Ayahuasca is Quechua word for “spirit vine” or “vine of the souls”; aya means “spirit” while huasca or waska means “vine”. The vine is considered to be the “spirit” of ayahuasca, the gatekeeper and guide to the otherworldly realms. It is a “medicine” made of psychoactive plants. The name ‘ayahuasca’ specifically refers to a botanical decoction that contains Banisteriopsis caapi. The brew was first described academically in the early 1950s by Harvard ethnobotanist Richard Evans Schultes, who found it employed for divinatory and healing purposes by the native peoples of the Amazonian Colombia.
How indigenous peoples discovered the synergistic properties of the ayahuasca brew remains unknown.

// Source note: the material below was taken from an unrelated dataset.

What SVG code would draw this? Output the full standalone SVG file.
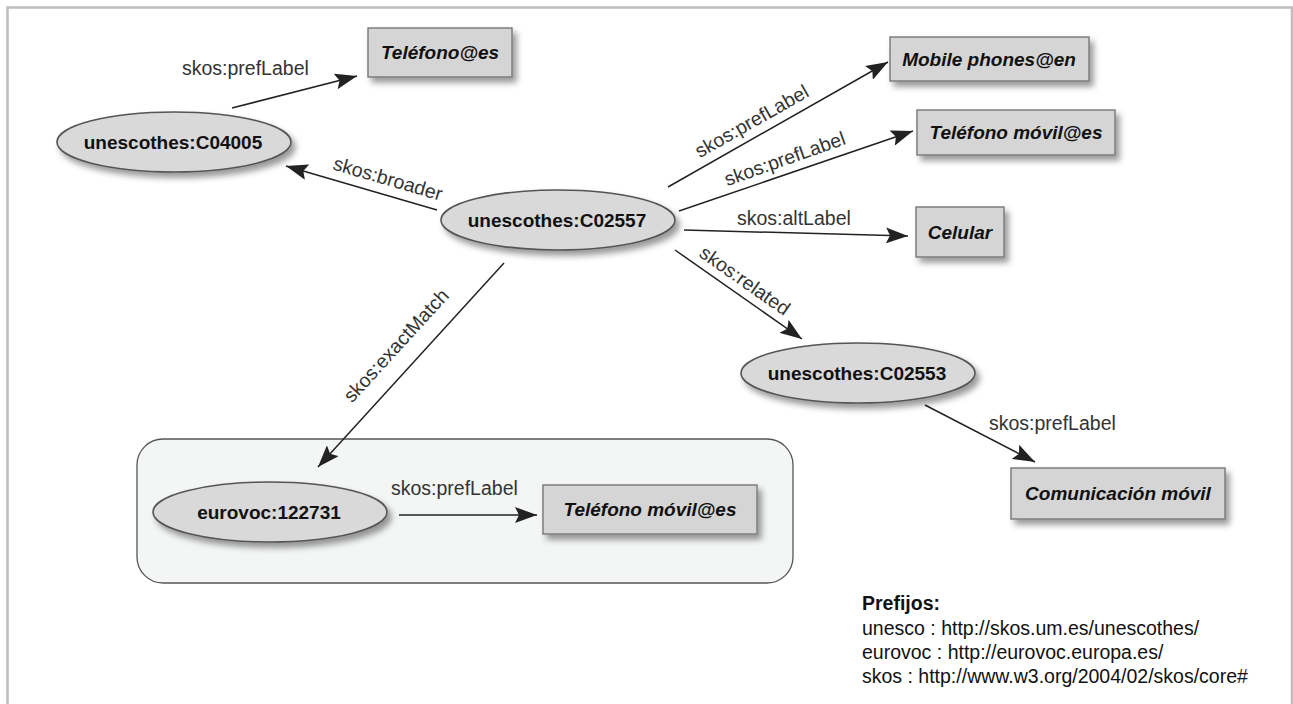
<svg xmlns="http://www.w3.org/2000/svg" width="1293" height="704" viewBox="0 0 1293 704">
<style>
.frame{fill:none;stroke:#bdbdbd;stroke-width:2.5}
.ell{fill:#d9d9d9;stroke:#555;stroke-width:1.6;filter:url(#sh)}
.box{fill:#d5d5d5;stroke:#777;stroke-width:1.4;filter:url(#sh)}
.nt{font-family:"Liberation Sans",Arial,sans-serif;font-weight:bold;font-size:19px;fill:#111;text-anchor:middle}
.bt{font-family:"Liberation Sans",Arial,sans-serif;font-weight:bold;font-style:italic;font-size:19px;fill:#111;text-anchor:middle}
.el{font-family:"Liberation Sans",Arial,sans-serif;font-size:19.5px;fill:#333}
.edge{stroke:#222;stroke-width:1.5;fill:none;marker-end:url(#ah)}
.pre{font-family:"Liberation Sans",Arial,sans-serif;font-size:19.5px;fill:#111}
</style>
<defs>
<filter id="sh" x="-20%" y="-30%" width="150%" height="180%">
<feDropShadow dx="4" dy="5" stdDeviation="3" flood-color="#000" flood-opacity="0.4"/>
</filter>
<marker id="ah" viewBox="0 0 22 16" refX="22" refY="8" markerWidth="22" markerHeight="16" markerUnits="userSpaceOnUse" orient="auto">
<path d="M0,0 L22,8 L0,16 L4,8 Z" fill="#222"/>
</marker>
</defs>
<rect width="1293" height="704" fill="#fff"/>
<path class="frame" d="M7.5,704 L7.5,7.5 L1292,7.5 L1292,704"/>

<g id="group-eurovoc">
<rect x="137" y="439" width="656" height="144" rx="26" ry="26" fill="#f4f5f5" stroke="#555" stroke-width="1.3"/>
</g>

<g id="connectors">
<line class="edge" x1="232" y1="108" x2="357" y2="76"/>
<text class="el" x="182" y="75">skos:prefLabel</text>
<line class="edge" x1="437" y1="210" x2="286" y2="166"/>
<text class="el" transform="translate(386,185) rotate(16.2)" text-anchor="middle">skos:broader</text>
<line class="edge" x1="668" y1="187" x2="888" y2="62"/>
<text class="el" transform="translate(755,127) rotate(-29.6)" text-anchor="middle">skos:prefLabel</text>
<line class="edge" x1="679" y1="211" x2="913" y2="131"/>
<text class="el" transform="translate(787,165) rotate(-19.5)" text-anchor="middle">skos:prefLabel</text>
<line class="edge" x1="684" y1="230" x2="908" y2="236"/>
<text class="el" x="737" y="225">skos:altLabel</text>
<line class="edge" x1="675" y1="250" x2="802" y2="339"/>
<text class="el" transform="translate(741,286) rotate(35)" text-anchor="middle">skos:related</text>
<line class="edge" x1="504" y1="263" x2="318" y2="467"/>
<text class="el" transform="translate(401,350) rotate(-47.6)" text-anchor="middle">skos:exactMatch</text>
<line class="edge" x1="399" y1="515" x2="537" y2="515"/>
<text class="el" x="391" y="495">skos:prefLabel</text>
<line class="edge" x1="925" y1="405" x2="1035" y2="462"/>
<text class="el" x="989" y="430">skos:prefLabel</text>
</g>

<g id="n-telefono-es">
<rect class="box" x="368" y="28" width="144" height="49"/>
<text class="bt" x="440" y="59">Teléfono@es</text>
</g>
<g id="n-c04005">
<ellipse class="ell" cx="174" cy="142" rx="117" ry="30"/>
<text class="nt" x="173" y="149">unescothes:C04005</text>
</g>
<g id="n-c02557">
<ellipse class="ell" cx="558" cy="220" rx="117" ry="30"/>
<text class="nt" x="557" y="227">unescothes:C02557</text>
</g>
<g id="n-mobile-en">
<rect class="box" x="890" y="37" width="199" height="44"/>
<text class="bt" x="989" y="66">Mobile phones@en</text>
</g>
<g id="n-telefono-movil-1">
<rect class="box" x="917" y="110" width="198" height="45"/>
<text class="bt" x="1016" y="139">Teléfono móvil@es</text>
</g>
<g id="n-celular">
<rect class="box" x="916" y="207" width="88" height="50"/>
<text class="bt" x="960" y="239">Celular</text>
</g>
<g id="n-c02553">
<ellipse class="ell" cx="858" cy="373" rx="117" ry="30"/>
<text class="nt" x="857" y="380">unescothes:C02553</text>
</g>
<g id="n-comunicacion">
<rect class="box" x="1011" y="468" width="214" height="51"/>
<text class="bt" x="1118" y="500">Comunicación móvil</text>
</g>
<g id="n-eurovoc">
<ellipse class="ell" cx="270" cy="512" rx="117" ry="30"/>
<text class="nt" x="269" y="519">eurovoc:122731</text>
</g>
<g id="n-telefono-movil-2">
<rect class="box" x="543" y="485" width="214" height="49"/>
<text class="bt" x="650" y="516">Teléfono móvil@es</text>
</g>

<g id="prefijos">
<text class="pre" x="862" y="610" font-weight="bold">Prefijos:</text>
<text class="pre" x="862" y="635">unesco : http://skos.um.es/unescothes/</text>
<text class="pre" x="862" y="659">eurovoc : http://eurovoc.europa.es/</text>
<text class="pre" x="862" y="683">skos : http://www.w3.org/2004/02/skos/core#</text>
</g>
</svg>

In the 16th century, Christian missionaries from Spain and Portugal first encountered indigenous peoples using ayahuasca in South America; their earliest reports described it as the work of the devil.

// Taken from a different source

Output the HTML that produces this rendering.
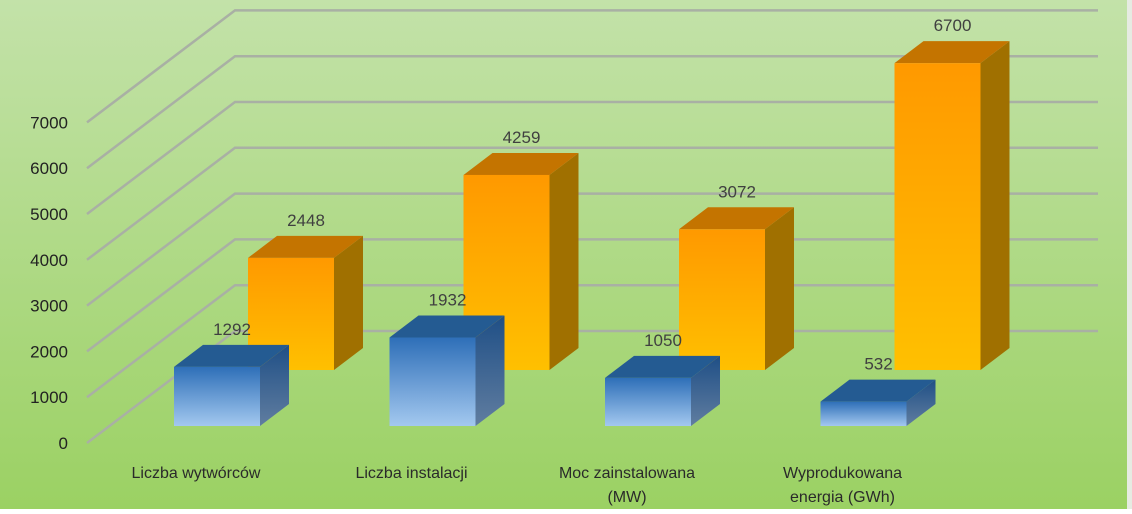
<!DOCTYPE html>
<html><head><meta charset="utf-8"><style>
html,body{margin:0;padding:0;}
body{width:1132px;height:509px;overflow:hidden;font-family:"Liberation Sans",sans-serif;}
</style></head><body>
<svg id="chart" width="1132" height="509" xmlns="http://www.w3.org/2000/svg">
<defs>
<linearGradient id="bg" x1="0" y1="0" x2="0" y2="1"><stop offset="0" stop-color="#c3e2a9"/><stop offset="1" stop-color="#9bd163"/></linearGradient>
<linearGradient id="blueF" x1="0" y1="0" x2="0" y2="1"><stop offset="0" stop-color="#2e6fb8"/><stop offset="1" stop-color="#a3c8ef"/></linearGradient>
<linearGradient id="blueS" x1="0" y1="0" x2="0" y2="1"><stop offset="0" stop-color="#1f4f86"/><stop offset="1" stop-color="#607da0"/></linearGradient>
<linearGradient id="orF" x1="0" y1="0" x2="0" y2="1"><stop offset="0" stop-color="#ff9900"/><stop offset="1" stop-color="#ffc000"/></linearGradient>
</defs>
<rect x="0" y="0" width="1132" height="509" fill="url(#bg)"/>
<rect x="1127" y="0" width="5" height="509" fill="#e6ebe2"/>
<g id="grid"></g><g id="yt"></g><g id="bars"></g><g id="cats"></g>
</svg>
<script>
const categories = [["Liczba wytwórców"],["Liczba instalacji"],["Moc zainstalowana","(MW)"],["Wyprodukowana","energia (GWh)"]];
const series1 = [1292, 1932, 1050, 532];
const series2 = [2448, 4259, 3072, 6700];
const ticks = [0,1000,2000,3000,4000,5000,6000,7000];
const NS="http://www.w3.org/2000/svg";
const y0=443, ppu=45.8/1000, bdx=148, bdy=-112, ddx=29, ddy=-22, bw=86;
function yv(v){return v*ppu;}
function mk(t,a,p){const e=document.createElementNS(NS,t);for(const k in a)e.setAttribute(k,a[k]);p.appendChild(e);return e;}
const grid=document.getElementById('grid'), yt=document.getElementById('yt'), bars=document.getElementById('bars'), cats=document.getElementById('cats');
ticks.forEach(t=>{
  const y=y0-yv(t);
  const pl=mk('polyline',{points:`87,${y} ${87+bdx},${y+bdy} 1098,${y+bdy}`,fill:'none',stroke:'#a9b0a4','stroke-width':2.5},grid);
  
  
  const tx=mk('text',{x:68,y:y+6,'text-anchor':'end','font-size':17,fill:'#222'},yt);
  tx.textContent=t;
  
  
});
function bar(x,base,v,front,top,side,name,labelY){
  const h=yv(v), yt_=base-h;
  const g=mk('g',{},bars);
  
  
  mk('polygon',{points:`${x+bw},${base} ${x+bw+ddx},${base+ddy} ${x+bw+ddx},${yt_+ddy} ${x+bw},${yt_}`,fill:side},g);
  mk('polygon',{points:`${x},${yt_} ${x+ddx},${yt_+ddy} ${x+bw+ddx},${yt_+ddy} ${x+bw},${yt_}`,fill:top},g);
  mk('rect',{x:x,y:yt_,width:bw,height:h,fill:front},g);
  const t=mk('text',{x:x+bw/2+15,y:yt_+ddy-10,'text-anchor':'middle','font-size':17,fill:'#404040'},bars);
  t.textContent=v;
  
  
}
const step=215.5;
series2.forEach((v,i)=>bar(248+i*step,370,v,'url(#orF)','#c47400','#a07000','bar-orange-'+i));
series1.forEach((v,i)=>bar(174+i*step,426,v,'url(#blueF)','#245b92','url(#blueS)','bar-blue-'+i));
categories.forEach((c,i)=>{
  const t=mk('text',{x:196+i*step,y:478,'text-anchor':'middle','font-size':16,fill:'#2a2a2a'},cats);
  
  
  c.forEach((line,j)=>{const s=mk('tspan',{x:196+i*step+(c.length>1&&j==1?0:0),dy:j?24:0},t);s.textContent=line;});
});
</script>
</body></html>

Religious use in Brazil was legalized after two official inquiries into the tea in the mid-1980s, which concluded that ayahuasca is not a recreational drug and has valid spiritual uses.

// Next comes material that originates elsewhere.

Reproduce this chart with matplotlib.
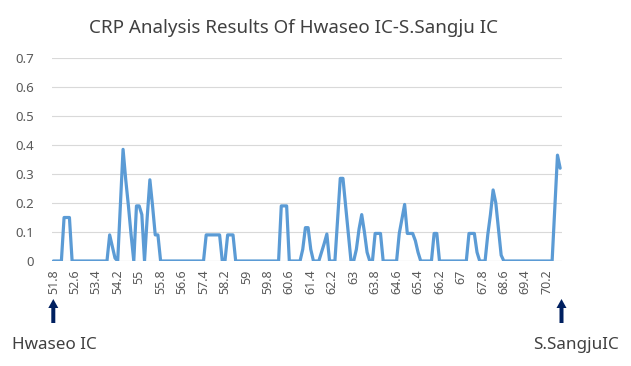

Ayahuasca is used largely as a religious sacrament. Users of ayahuasca in non-traditional contexts often align themselves with the philosophies and cosmologies associated with ayahuasca shamanism, as practiced among indigenous peoples like the Urarina of Peruvian Amazonia.
While non-native users know of the spiritual applications of ayahuasca, a less well-known traditional usage focuses on the medicinal properties of ayahuasca. When used for its medicinal purposes ayahuasca affects the human consciousness for less than six hours beginning half an hour after consumption, and peaking after two hours. The remedy also has cardiovascular effects, moderately increasing both heart rate and diastolic blood pressure. The psychedelic effects of ayahuasca include visual and auditory stimulation, the mixing of sensory modaltities, and psychological introspection that may lead to great elation, fear, or illumination. Its purgative properties are important (known as la purga or “the purge”). The intense vomiting and occasional diarrhea it induces can clear the body of worms and other tropical parasites, and harmala alkaloids themselves have been shown to be anthelmintic.